My pots are made with stoneware clay that is fired to non-absorbency (2115 degrees F, cone 5 oxidation). Surfaces that may come into contact with food or liquids are coated with a food-safe, lead-free glaze. All of my pots are guaranteed free of defects in materials and workmanship. Due to their handmade nature, some variation in shape and appearance from piece to piece can be expected.
Bio
I discovered my passion for designing and making pottery in 1991. At the time, I was at the beginning of a 13-year career as a professional art student. Sadly, this first career came to an end when I graduated with a BFA in ceramic art from the University of Florida in 2003. In 2008, after an involuntary 5-year hiatus from ceramics, I opened my present studio. I currently live in Gainesville, Florida with my wife Christine, who teaches Ashtanga yoga. We expect to adopt a new puppy some time in 2013.
Care and use
All of my pottery is food safe and completely lead-free.
Unglazed stoneware is non-absorbent, but it can be stained by oily or dark foods. To minimize stains on unglazed surfaces, soak the pot in cold water for several minutes immediately before use. (Except when heating in a microwave or conventional oven, see below.)
Please use caution when using stoneware in a microwave oven; the item can get unexpectedly hot. I usually put the dish on a paper towel or potholder before reheating so I can take it out without touching the pot directly. Make sure the pot is thoroughly dry before microwaving.

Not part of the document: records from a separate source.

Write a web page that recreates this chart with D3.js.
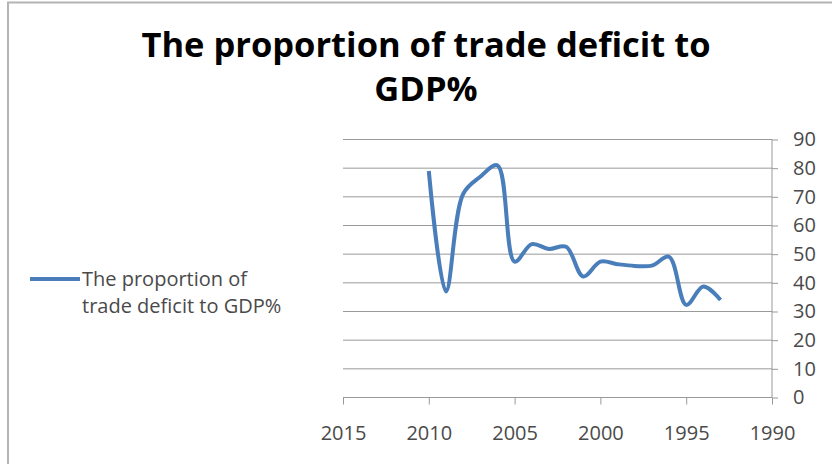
<!DOCTYPE html>
<html>
<head>
<meta charset="utf-8">
<script src="https://cdn.jsdelivr.net/npm/d3@7"></script>
<style>
body { margin: 0; background: #fff; }
svg { display: block; font-family: "Open Sans", sans-serif; }
</style>
</head>
<body>
<svg width="832" height="464"></svg>
<script>
const years = [2010, 2009, 2008, 2007, 2006, 2005, 2004, 2003, 2002, 2001, 2000, 1999, 1998, 1997, 1996, 1995, 1994, 1993];
const values = [79, 37, 71, 77, 81, 47.4, 53.5, 51.8, 52.6, 42.2, 47.4, 46.5, 45.9, 46, 49.1, 32.3, 38.7, 34];
const xTicks = [2015, 2010, 2005, 2000, 1995, 1990];
const yTicks = [0, 10, 20, 30, 40, 50, 60, 70, 80, 90];
const seriesName = "The proportion of trade deficit to GDP%";

const svg = d3.select("svg");

// 外枠
svg.append("path")
    .attr("d", "M8,464 V2.5 H832")
    .attr("stroke", "#b4b4b4")
    .attr("stroke-width", 2)
    .attr("fill", "none");

// グラフの領域
const plot = { left: 343, right: 772, top: 139.5, bottom: 397.5 };

const xScale = d3.scaleLinear()
    .domain([2015, 1990])
    .range([plot.left, plot.right]);
const yScale = d3.scaleLinear()
    .domain([0, 90])
    .range([plot.bottom, plot.top]);

// タイトル
const title = svg.append("text")
    .attr("text-anchor", "middle")
    .attr("font-weight", "bold")
    .attr("font-size", 34.5)
    .attr("fill", "#000");
title.append("tspan").attr("x", 426).attr("y", 57).text("The proportion of trade deficit to");
title.append("tspan").attr("x", 426).attr("y", 101).text("GDP%");

// 目盛線
svg.append("g")
    .selectAll("line")
    .data(yTicks.filter(d => d > 0))
    .join("line")
    .attr("x1", plot.left)
    .attr("x2", plot.right)
    .attr("y1", d => yScale(d))
    .attr("y2", d => yScale(d))
    .attr("stroke", "#999")
    .attr("stroke-width", 1);

// y軸 (右側)
const yAxis = svg.append("g")
    .attr("transform", `translate(${plot.right},0)`)
    .call(d3.axisRight(yScale).tickValues(yTicks).tickSize(6).tickPadding(15).tickFormat(d3.format("d")));
// x軸
const xAxis = svg.append("g")
    .attr("transform", `translate(0,${plot.bottom})`)
    .call(d3.axisBottom(xScale).tickValues(xTicks).tickSize(7).tickPadding(21).tickFormat(d3.format("d")));

[yAxis, xAxis].forEach(ax => {
    ax.select(".domain").attr("stroke", "#999");
    ax.selectAll(".tick line").attr("stroke", "#999");
    ax.selectAll(".tick text")
        .attr("fill", "#4a4a4a")
        .attr("font-size", 20)
        .attr("font-family", "Open Sans, sans-serif");
});
yAxis.select(".domain").attr("d", `M0,${plot.top}V${plot.bottom}`);
xAxis.select(".domain").attr("d", `M${plot.left},0H${plot.right}`);

// 折れ線
const pts = years.map((y, i) => [y, values[i]]);
svg.append("path")
    .datum(pts)
    .attr("d", d3.line()
        .x(d => xScale(d[0]))
        .y(d => yScale(d[1]))
        .curve(d3.curveCatmullRom.alpha(0.5))
    )
    .attr("stroke", "#4a7ebb")
    .attr("stroke-width", 4)
    .attr("stroke-linejoin", "round")
    .attr("fill", "none");

// 凡例
svg.append("line")
    .attr("x1", 30).attr("x2", 80)
    .attr("y1", 279).attr("y2", 279)
    .attr("stroke", "#4a7ebb")
    .attr("stroke-width", 4);
const leg = svg.append("text")
    .attr("font-size", 20)
    .attr("fill", "#4a4a4a");
leg.append("tspan").attr("x", 82).attr("y", 286).text("The proportion of");
leg.append("tspan").attr("x", 82).attr("y", 313).text("trade deficit to GDP%");
</script>
</body>
</html>
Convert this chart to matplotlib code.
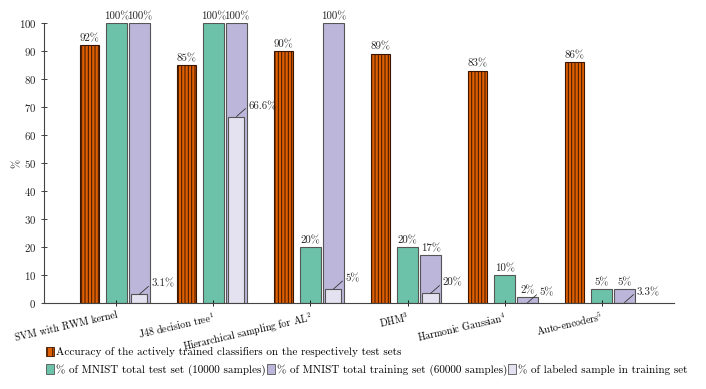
import matplotlib
matplotlib.use("Agg")
import matplotlib.pyplot as plt
from matplotlib.patches import Patch
import numpy as np

plt.rcParams['font.family'] = 'serif'
plt.rcParams['font.serif'] = ['cmr10', 'DejaVu Serif']
plt.rcParams['mathtext.fontset'] = 'cm'
plt.rcParams['axes.unicode_minus'] = False
plt.rcParams['axes.formatter.use_mathtext'] = True
plt.rcParams['hatch.linewidth'] = 0.7

categories = ["SVM with RWM kernel", "J48 decision tree$^1$", "Hierarchical sampling for AL$^2$",
              "DHM$^3$", "Harmonic Gaussian$^4$", "Auto-encoders$^5$"]
accuracy = [92, 85, 90, 89, 83, 86]
test_pct = [100, 100, 20, 20, 10, 5]
train_pct = [100, 100, 100, 17, 2, 5]
labeled_height = [3.1, 66.6, 5, 3.4, 0.1, 0.17]
labeled_text = ["3.1%", "66.6%", "5%", "20%", "5%", "3.3%"]

legend_labels = ["Accuracy of the actively trained classifiers on the respectively test sets",
                 "% of MNIST total test set (10000 samples)",
                 "% of MNIST total training set (60000 samples)",
                 "% of labeled sample in training set"]

c_orange = '#DD5F02'
c_green = '#6CC2A8'
c_purple = '#BCB7DA'
c_light = '#E4E2F0'
c_edge = '#555555'

fig = plt.figure(figsize=(7.06, 3.89), dpi=100)
ax = fig.add_axes([44/706, 1-303/389, (674-44)/706, (303-23)/389])

x = np.arange(len(categories))
b1 = ax.bar(x - 0.278, accuracy, width=0.196, color=c_orange, edgecolor='#3a1500',
            hatch='|||||', linewidth=0.8)
b2 = ax.bar(x, test_pct, width=0.216, color=c_green, edgecolor=c_edge, linewidth=0.8)
b3 = ax.bar(x + 0.237, train_pct, width=0.216, color=c_purple, edgecolor=c_edge, linewidth=0.8)
b4 = ax.bar(x + 0.237, labeled_height, width=0.165, color=c_light, edgecolor=c_edge, linewidth=0.8)

fs = 7.8
for bars, vals in [(b1, accuracy), (b2, test_pct), (b3, train_pct)]:
    ax.bar_label(bars, labels=[f"{v:g}%" for v in vals], padding=1.5, fontsize=fs, color='#222222')

for xi, h, t in zip(x, labeled_height, labeled_text):
    ax.annotate(t, xy=(xi + 0.237, h), xytext=(8.5, 7.5), textcoords='offset points',
                fontsize=fs, ha='left', va='center', color='#222222',
                arrowprops=dict(arrowstyle='-', color='#333333', lw=0.6, shrinkA=0, shrinkB=0,
                                relpos=(0, 0.5)))

ax.set_xlim(-0.747, 5.747)
ax.set_ylim(0, 100)
ax.set_yticks(np.arange(0, 101, 10))
ax.set_xticks(x)
ax.set_xticklabels(categories, rotation=13, ha='right', rotation_mode='anchor', fontsize=7.2)
ax.tick_params(axis='y', labelsize=fs, direction='inout', length=4, width=0.6, colors='#222222')
ax.tick_params(axis='x', direction='inout', length=4, width=0.6, pad=3)
ax.spines['top'].set_visible(False)
ax.spines['right'].set_visible(False)
ax.spines['left'].set_color('#444444')
ax.spines['bottom'].set_color('#444444')
ax.set_ylabel('%', fontsize=fs)
ax.yaxis.set_label_coords((22 - 44) / 630, 0.5)

h_acc = Patch(facecolor=c_orange, edgecolor='#3a1500', hatch='|||', linewidth=0.6)
h_test = Patch(facecolor=c_green, edgecolor=c_edge, linewidth=0.6)
h_train = Patch(facecolor=c_purple, edgecolor=c_edge, linewidth=0.6)
h_lab = Patch(facecolor=c_light, edgecolor=c_edge, linewidth=0.6)

kw = dict(frameon=False, fontsize=8.0, handlelength=0.7, handleheight=0.9, handletextpad=0.2,
          borderpad=0, borderaxespad=0, columnspacing=0.1)
l1 = fig.legend([h_acc], [legend_labels[0]], loc='center left',
                bbox_to_anchor=(46/706, 1-352/389), **kw)
l2 = fig.legend([h_test, h_train, h_lab], legend_labels[1:], loc='center left', ncol=3,
                bbox_to_anchor=(46/706, 1-370/389), **kw)

fig.savefig('out.png', dpi=100)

Please take reasonable precautions when cooking with stoneware in a conventional oven: Make sure the pot is thoroughly dry before putting in the oven. Avoid excessive thermal shock- this can be caused by putting a cold pot on in a hot oven or by putting a hot pot on a cold or wet surface. Best to put the dish (with the food inside) in a cold oven, cook, then put the hot dish on an metal rack to cool. Do not cook in a cracked pot.
Not for stovetop use.
Handwashing is recommended, though these pots will apparently survive repeated washings in my parents’ dishwasher. (I’ll have more solid data on this when we get around to remodelling our kitchen; For now, *I’m* our dishwasher.)